--- BEGIN Data block ---

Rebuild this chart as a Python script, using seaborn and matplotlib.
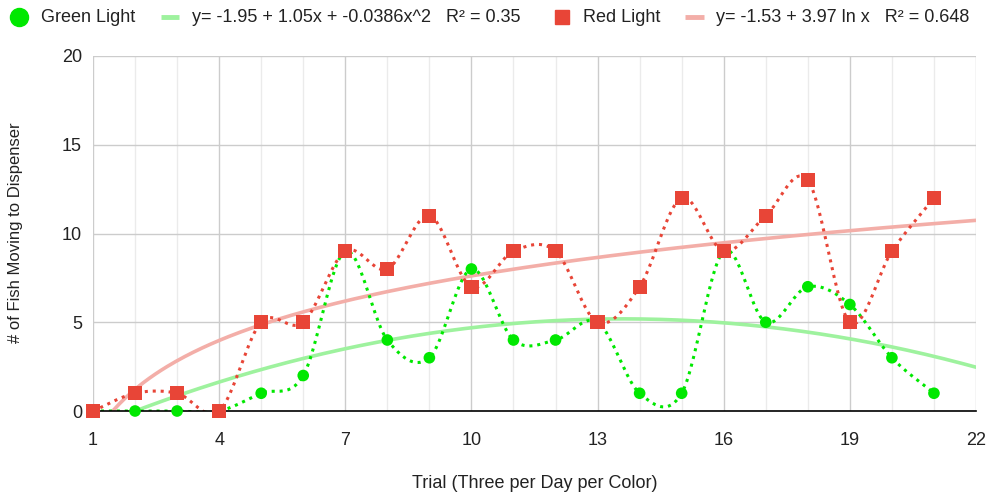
import numpy as np
import pandas as pd
import matplotlib
matplotlib.use("Agg")
import matplotlib.pyplot as plt
from matplotlib.lines import Line2D
import seaborn as sns

# Fish counts per trial
trials = list(range(1, 22))
green_counts = [0, 0, 0, 0, 1, 2, 9, 4, 3, 8, 4, 4, 5, 1, 1, 9, 5, 7, 6, 3, 1]
red_counts = [0, 1, 1, 0, 5, 5, 9, 8, 11, 7, 9, 9, 5, 7, 12, 9, 11, 13, 5, 9, 12]

# Trend line coefficients
green_poly = [-1.95, 1.05, -0.0386]   # a + b x + c x^2
green_r2 = 0.35
red_log = [-1.53, 3.97]               # a + b ln x
red_r2 = 0.648

x_ticks = [1, 4, 7, 10, 13, 16, 19, 22]
y_ticks = [0, 5, 10, 15, 20]

GREEN = "#00e800"
RED = "#e84537"
GREEN_TREND = "#9ef29e"
RED_TREND = "#f3aea8"
TEXT = "#222222"
FS = 13

sns.set_theme(style="white")
plt.rcParams["font.family"] = ["Liberation Sans", "DejaVu Sans"]

W, H = 988, 493
fig = plt.figure(figsize=(W / 100, H / 100), dpi=100)
L, R, T, B = 93, 976, 56, 411
ax = fig.add_axes([L / W, 1 - B / H, (R - L) / W, (B - T) / H])


def smooth(xs, ys, n=24):
    """Catmull-Rom curve through the points, for the smoothed series line."""
    xs = np.asarray(xs, float)
    ys = np.asarray(ys, float)
    m = np.zeros_like(ys)
    m[1:-1] = (ys[2:] - ys[:-2]) / 2.0
    m[0] = ys[1] - ys[0]
    m[-1] = ys[-1] - ys[-2]
    out_x, out_y = [], []
    t = np.linspace(0, 1, n, endpoint=False)
    h00 = 2 * t**3 - 3 * t**2 + 1
    h10 = t**3 - 2 * t**2 + t
    h01 = -2 * t**3 + 3 * t**2
    h11 = t**3 - t**2
    for i in range(len(xs) - 1):
        out_x.extend(xs[i] + t * (xs[i + 1] - xs[i]))
        out_y.extend(h00 * ys[i] + h10 * m[i] + h01 * ys[i + 1] + h11 * m[i + 1])
    out_x.append(xs[-1])
    out_y.append(ys[-1])
    return np.array(out_x), np.array(out_y)


df = pd.DataFrame({"trial": trials, "green": green_counts, "red": red_counts})

# Trend lines across the full x range
xt = np.linspace(1, 22, 300)
trend = pd.DataFrame({
    "x": xt,
    "green": green_poly[0] + green_poly[1] * xt + green_poly[2] * xt**2,
    "red": red_log[0] + red_log[1] * np.log(xt),
})
sns.lineplot(data=trend, x="x", y="green", ax=ax, color=GREEN_TREND, lw=2.6, zorder=2)
sns.lineplot(data=trend, x="x", y="red", ax=ax, color=RED_TREND, lw=2.6, zorder=2)

# Smoothed dotted series lines
for col, color in (("green", GREEN), ("red", RED)):
    sx, sy = smooth(df["trial"], df[col])
    ax.plot(sx, sy, color=color, lw=2.2, dashes=(1.0, 1.6), zorder=3)

sns.scatterplot(data=df, x="trial", y="green", ax=ax, color=GREEN, marker="o",
                s=70, edgecolor="none", zorder=4, clip_on=False)
sns.scatterplot(data=df, x="trial", y="red", ax=ax, color=RED, marker="s",
                s=105, edgecolor="none", zorder=5, clip_on=False)

ax.set_xlim(1, 22)
ax.set_ylim(0, 20)
ax.set_xticks(x_ticks)
ax.set_xticks(range(1, 23), minor=True)
ax.set_yticks(y_ticks)
ax.grid(which="major", color="#cccccc", lw=1.0, zorder=0)
ax.grid(which="minor", axis="x", color="#ebebeb", lw=1.0, zorder=0)
ax.set_axisbelow(True)
for s in ("left", "right", "top"):
    ax.spines[s].set_visible(False)
ax.spines["bottom"].set_color("black")
ax.spines["bottom"].set_linewidth(1.2)
ax.spines["bottom"].set_zorder(3.5)
ax.tick_params(axis="x", which="major", direction="inout", length=8, width=1,
               color="black", labelsize=FS, labelcolor=TEXT, pad=11)
ax.tick_params(axis="x", which="minor", length=0)
ax.tick_params(axis="y", length=0, labelsize=FS, labelcolor=TEXT, pad=8)
ax.set_xlabel("")
ax.set_ylabel("")

fig.text(16 / W, 1 - 233 / H, "# of Fish Moving to Dispenser", rotation=90,
         ha="center", va="center", fontsize=12, color=TEXT)
fig.text(((L + R) / 2) / W, 1 - 483 / H, "Trial (Three per Day per Color)",
         ha="center", va="center", fontsize=FS, color=TEXT)

# Legend row
ly = 1 - 17 / H
fig.add_artist(Line2D([19 / W], [ly], transform=fig.transFigure, marker="o",
                      markersize=13, color=GREEN, lw=0))
fig.text(41 / W, ly, "Green Light", ha="left", va="center", fontsize=FS, color=TEXT)
fig.add_artist(Line2D([161 / W, 179 / W], [ly, ly], transform=fig.transFigure,
                      color=GREEN_TREND, lw=3.5, solid_capstyle="butt"))
fig.text(192 / W, ly,
         f"y= {green_poly[0]} + {green_poly[1]}x + {green_poly[2]}x^2   R² = {green_r2}",
         ha="left", va="center", fontsize=FS, color=TEXT)
fig.add_artist(Line2D([562 / W], [ly], transform=fig.transFigure, marker="s",
                      markersize=9.5, color=RED, lw=0))
fig.text(583 / W, ly, "Red Light", ha="left", va="center", fontsize=FS, color=TEXT)
fig.add_artist(Line2D([685 / W, 704 / W], [ly, ly], transform=fig.transFigure,
                      color=RED_TREND, lw=3.5, solid_capstyle="butt"))
fig.text(716 / W, ly,
         f"y= {red_log[0]} + {red_log[1]} ln x   R² = {red_r2}",
         ha="left", va="center", fontsize=FS, color=TEXT)

fig.savefig("out.png", dpi=100, facecolor="white")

--- END Data block ---

# [Task prompt]
All of the data above should be transcribed verbatim, with pictures omitted.

# [Solution for this task]
Rebuild this chart as a Python script, using seaborn and matplotlib.
import numpy as np
import pandas as pd
import matplotlib
matplotlib.use("Agg")
import matplotlib.pyplot as plt
from matplotlib.lines import Line2D
import seaborn as sns

# Fish counts per trial
trials = list(range(1, 22))
green_counts = [0, 0, 0, 0, 1, 2, 9, 4, 3, 8, 4, 4, 5, 1, 1, 9, 5, 7, 6, 3, 1]
red_counts = [0, 1, 1, 0, 5, 5, 9, 8, 11, 7, 9, 9, 5, 7, 12, 9, 11, 13, 5, 9, 12]

# Trend line coefficients
green_poly = [-1.95, 1.05, -0.0386]   # a + b x + c x^2
green_r2 = 0.35
red_log = [-1.53, 3.97]               # a + b ln x
red_r2 = 0.648

x_ticks = [1, 4, 7, 10, 13, 16, 19, 22]
y_ticks = [0, 5, 10, 15, 20]

GREEN = "#00e800"
RED = "#e84537"
GREEN_TREND = "#9ef29e"
RED_TREND = "#f3aea8"
TEXT = "#222222"
FS = 13

sns.set_theme(style="white")
plt.rcParams["font.family"] = ["Liberation Sans", "DejaVu Sans"]

W, H = 988, 493
fig = plt.figure(figsize=(W / 100, H / 100), dpi=100)
L, R, T, B = 93, 976, 56, 411
ax = fig.add_axes([L / W, 1 - B / H, (R - L) / W, (B - T) / H])


def smooth(xs, ys, n=24):
    """Catmull-Rom curve through the points, for the smoothed series line."""
    xs = np.asarray(xs, float)
    ys = np.asarray(ys, float)
    m = np.zeros_like(ys)
    m[1:-1] = (ys[2:] - ys[:-2]) / 2.0
    m[0] = ys[1] - ys[0]
    m[-1] = ys[-1] - ys[-2]
    out_x, out_y = [], []
    t = np.linspace(0, 1, n, endpoint=False)
    h00 = 2 * t**3 - 3 * t**2 + 1
    h10 = t**3 - 2 * t**2 + t
    h01 = -2 * t**3 + 3 * t**2
    h11 = t**3 - t**2
    for i in range(len(xs) - 1):
        out_x.extend(xs[i] + t * (xs[i + 1] - xs[i]))
        out_y.extend(h00 * ys[i] + h10 * m[i] + h01 * ys[i + 1] + h11 * m[i + 1])
    out_x.append(xs[-1])
    out_y.append(ys[-1])
    return np.array(out_x), np.array(out_y)


df = pd.DataFrame({"trial": trials, "green": green_counts, "red": red_counts})

# Trend lines across the full x range
xt = np.linspace(1, 22, 300)
trend = pd.DataFrame({
    "x": xt,
    "green": green_poly[0] + green_poly[1] * xt + green_poly[2] * xt**2,
    "red": red_log[0] + red_log[1] * np.log(xt),
})
sns.lineplot(data=trend, x="x", y="green", ax=ax, color=GREEN_TREND, lw=2.6, zorder=2)
sns.lineplot(data=trend, x="x", y="red", ax=ax, color=RED_TREND, lw=2.6, zorder=2)

# Smoothed dotted series lines
for col, color in (("green", GREEN), ("red", RED)):
    sx, sy = smooth(df["trial"], df[col])
    ax.plot(sx, sy, color=color, lw=2.2, dashes=(1.0, 1.6), zorder=3)

sns.scatterplot(data=df, x="trial", y="green", ax=ax, color=GREEN, marker="o",
                s=70, edgecolor="none", zorder=4, clip_on=False)
sns.scatterplot(data=df, x="trial", y="red", ax=ax, color=RED, marker="s",
                s=105, edgecolor="none", zorder=5, clip_on=False)

ax.set_xlim(1, 22)
ax.set_ylim(0, 20)
ax.set_xticks(x_ticks)
ax.set_xticks(range(1, 23), minor=True)
ax.set_yticks(y_ticks)
ax.grid(which="major", color="#cccccc", lw=1.0, zorder=0)
ax.grid(which="minor", axis="x", color="#ebebeb", lw=1.0, zorder=0)
ax.set_axisbelow(True)
for s in ("left", "right", "top"):
    ax.spines[s].set_visible(False)
ax.spines["bottom"].set_color("black")
ax.spines["bottom"].set_linewidth(1.2)
ax.spines["bottom"].set_zorder(3.5)
ax.tick_params(axis="x", which="major", direction="inout", length=8, width=1,
               color="black", labelsize=FS, labelcolor=TEXT, pad=11)
ax.tick_params(axis="x", which="minor", length=0)
ax.tick_params(axis="y", length=0, labelsize=FS, labelcolor=TEXT, pad=8)
ax.set_xlabel("")
ax.set_ylabel("")

fig.text(16 / W, 1 - 233 / H, "# of Fish Moving to Dispenser", rotation=90,
         ha="center", va="center", fontsize=12, color=TEXT)
fig.text(((L + R) / 2) / W, 1 - 483 / H, "Trial (Three per Day per Color)",
         ha="center", va="center", fontsize=FS, color=TEXT)

# Legend row
ly = 1 - 17 / H
fig.add_artist(Line2D([19 / W], [ly], transform=fig.transFigure, marker="o",
                      markersize=13, color=GREEN, lw=0))
fig.text(41 / W, ly, "Green Light", ha="left", va="center", fontsize=FS, color=TEXT)
fig.add_artist(Line2D([161 / W, 179 / W], [ly, ly], transform=fig.transFigure,
                      color=GREEN_TREND, lw=3.5, solid_capstyle="butt"))
fig.text(192 / W, ly,
         f"y= {green_poly[0]} + {green_poly[1]}x + {green_poly[2]}x^2   R² = {green_r2}",
         ha="left", va="center", fontsize=FS, color=TEXT)
fig.add_artist(Line2D([562 / W], [ly], transform=fig.transFigure, marker="s",
                      markersize=9.5, color=RED, lw=0))
fig.text(583 / W, ly, "Red Light", ha="left", va="center", fontsize=FS, color=TEXT)
fig.add_artist(Line2D([685 / W, 704 / W], [ly, ly], transform=fig.transFigure,
                      color=RED_TREND, lw=3.5, solid_capstyle="butt"))
fig.text(716 / W, ly,
         f"y= {red_log[0]} + {red_log[1]} ln x   R² = {red_r2}",
         ha="left", va="center", fontsize=FS, color=TEXT)

fig.savefig("out.png", dpi=100, facecolor="white")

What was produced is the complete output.